Some records:

— Start —

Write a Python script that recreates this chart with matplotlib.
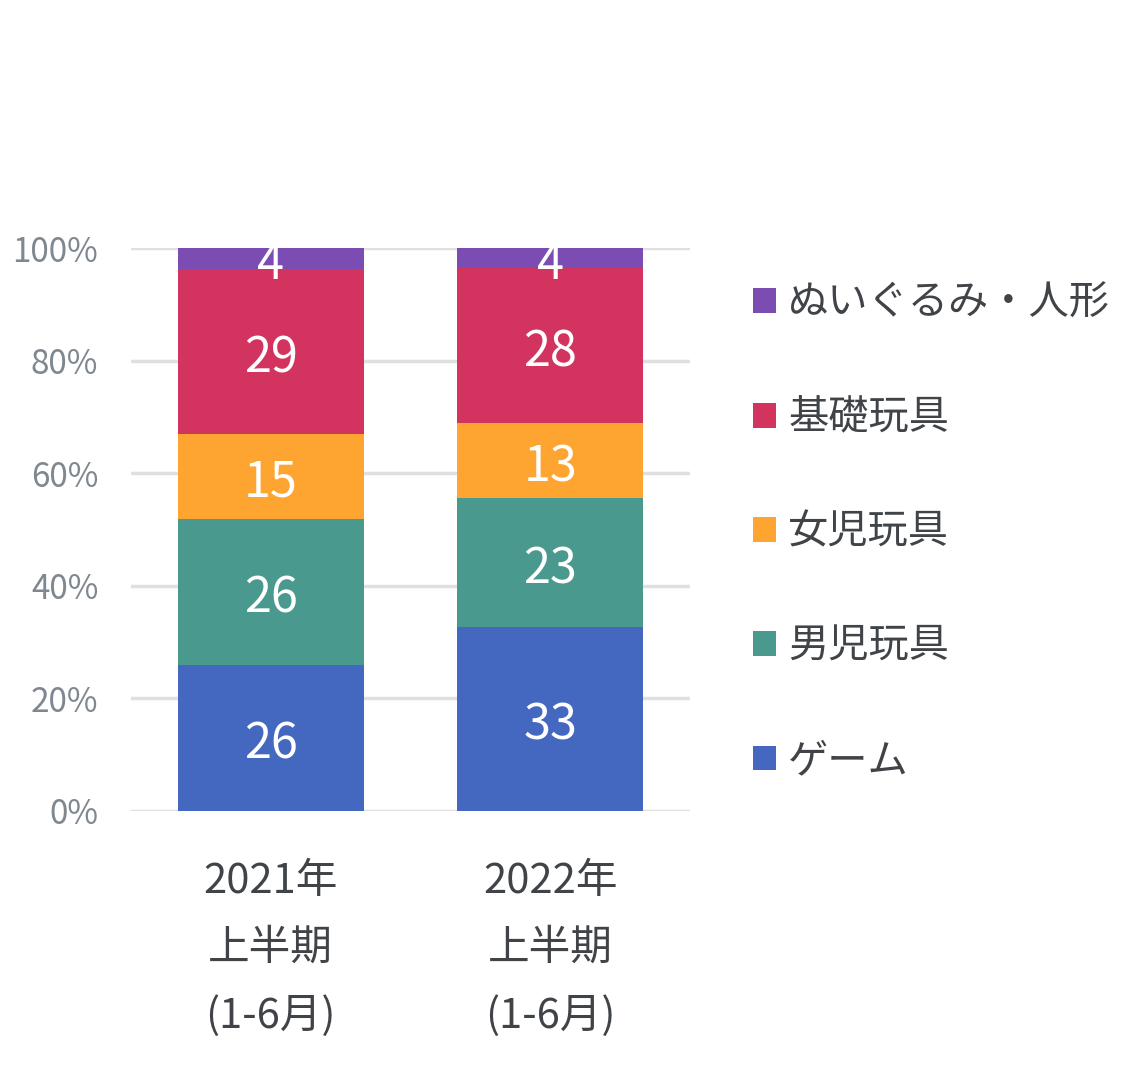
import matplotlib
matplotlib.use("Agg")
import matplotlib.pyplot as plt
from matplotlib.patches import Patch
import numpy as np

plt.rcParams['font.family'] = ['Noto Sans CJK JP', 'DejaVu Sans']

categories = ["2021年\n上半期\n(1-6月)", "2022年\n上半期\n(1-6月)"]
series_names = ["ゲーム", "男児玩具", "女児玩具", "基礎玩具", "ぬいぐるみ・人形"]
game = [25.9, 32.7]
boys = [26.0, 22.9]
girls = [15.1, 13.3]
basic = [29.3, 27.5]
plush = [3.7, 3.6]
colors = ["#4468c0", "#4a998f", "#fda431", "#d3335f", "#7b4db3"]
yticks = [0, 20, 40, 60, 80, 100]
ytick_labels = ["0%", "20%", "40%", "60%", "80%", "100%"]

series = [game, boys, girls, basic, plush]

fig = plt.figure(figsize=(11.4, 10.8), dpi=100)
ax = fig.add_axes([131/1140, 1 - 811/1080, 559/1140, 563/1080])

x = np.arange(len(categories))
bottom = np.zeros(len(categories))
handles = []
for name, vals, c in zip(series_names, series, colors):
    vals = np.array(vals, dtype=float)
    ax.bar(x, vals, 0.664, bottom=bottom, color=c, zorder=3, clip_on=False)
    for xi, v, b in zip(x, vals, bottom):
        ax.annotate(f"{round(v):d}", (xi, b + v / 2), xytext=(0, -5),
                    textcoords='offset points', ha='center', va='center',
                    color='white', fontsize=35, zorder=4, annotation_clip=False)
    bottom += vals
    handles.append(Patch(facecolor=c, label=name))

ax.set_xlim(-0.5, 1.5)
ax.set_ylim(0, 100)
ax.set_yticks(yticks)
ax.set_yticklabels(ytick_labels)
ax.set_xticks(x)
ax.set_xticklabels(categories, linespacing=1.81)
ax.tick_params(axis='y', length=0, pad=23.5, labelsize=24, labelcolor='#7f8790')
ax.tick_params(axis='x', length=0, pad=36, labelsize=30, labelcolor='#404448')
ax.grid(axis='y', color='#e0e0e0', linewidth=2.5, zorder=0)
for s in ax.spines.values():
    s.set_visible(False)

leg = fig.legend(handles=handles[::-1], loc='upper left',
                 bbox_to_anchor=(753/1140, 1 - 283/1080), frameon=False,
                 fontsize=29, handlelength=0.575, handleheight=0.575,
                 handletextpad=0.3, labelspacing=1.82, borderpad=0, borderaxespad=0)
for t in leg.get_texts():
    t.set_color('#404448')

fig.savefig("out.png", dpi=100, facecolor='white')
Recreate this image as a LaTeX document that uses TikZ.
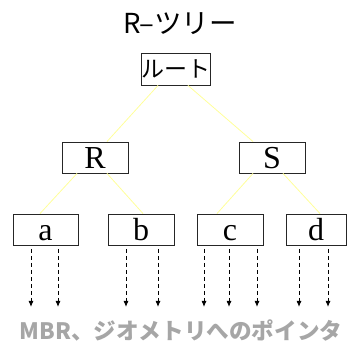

— End —

> **THE PROBLEM**: Take the entries shown above and quote them verbatim, passing over the pictures.

> **OUTPUT FOR THIS EXERCISE**:
Write a Python script that recreates this chart with matplotlib.
import matplotlib
matplotlib.use("Agg")
import matplotlib.pyplot as plt
from matplotlib.patches import Patch
import numpy as np

plt.rcParams['font.family'] = ['Noto Sans CJK JP', 'DejaVu Sans']

categories = ["2021年\n上半期\n(1-6月)", "2022年\n上半期\n(1-6月)"]
series_names = ["ゲーム", "男児玩具", "女児玩具", "基礎玩具", "ぬいぐるみ・人形"]
game = [25.9, 32.7]
boys = [26.0, 22.9]
girls = [15.1, 13.3]
basic = [29.3, 27.5]
plush = [3.7, 3.6]
colors = ["#4468c0", "#4a998f", "#fda431", "#d3335f", "#7b4db3"]
yticks = [0, 20, 40, 60, 80, 100]
ytick_labels = ["0%", "20%", "40%", "60%", "80%", "100%"]

series = [game, boys, girls, basic, plush]

fig = plt.figure(figsize=(11.4, 10.8), dpi=100)
ax = fig.add_axes([131/1140, 1 - 811/1080, 559/1140, 563/1080])

x = np.arange(len(categories))
bottom = np.zeros(len(categories))
handles = []
for name, vals, c in zip(series_names, series, colors):
    vals = np.array(vals, dtype=float)
    ax.bar(x, vals, 0.664, bottom=bottom, color=c, zorder=3, clip_on=False)
    for xi, v, b in zip(x, vals, bottom):
        ax.annotate(f"{round(v):d}", (xi, b + v / 2), xytext=(0, -5),
                    textcoords='offset points', ha='center', va='center',
                    color='white', fontsize=35, zorder=4, annotation_clip=False)
    bottom += vals
    handles.append(Patch(facecolor=c, label=name))

ax.set_xlim(-0.5, 1.5)
ax.set_ylim(0, 100)
ax.set_yticks(yticks)
ax.set_yticklabels(ytick_labels)
ax.set_xticks(x)
ax.set_xticklabels(categories, linespacing=1.81)
ax.tick_params(axis='y', length=0, pad=23.5, labelsize=24, labelcolor='#7f8790')
ax.tick_params(axis='x', length=0, pad=36, labelsize=30, labelcolor='#404448')
ax.grid(axis='y', color='#e0e0e0', linewidth=2.5, zorder=0)
for s in ax.spines.values():
    s.set_visible(False)

leg = fig.legend(handles=handles[::-1], loc='upper left',
                 bbox_to_anchor=(753/1140, 1 - 283/1080), frameon=False,
                 fontsize=29, handlelength=0.575, handleheight=0.575,
                 handletextpad=0.3, labelspacing=1.82, borderpad=0, borderaxespad=0)
for t in leg.get_texts():
    t.set_color('#404448')

fig.savefig("out.png", dpi=100, facecolor='white')
Recreate this image as a LaTeX document that uses TikZ.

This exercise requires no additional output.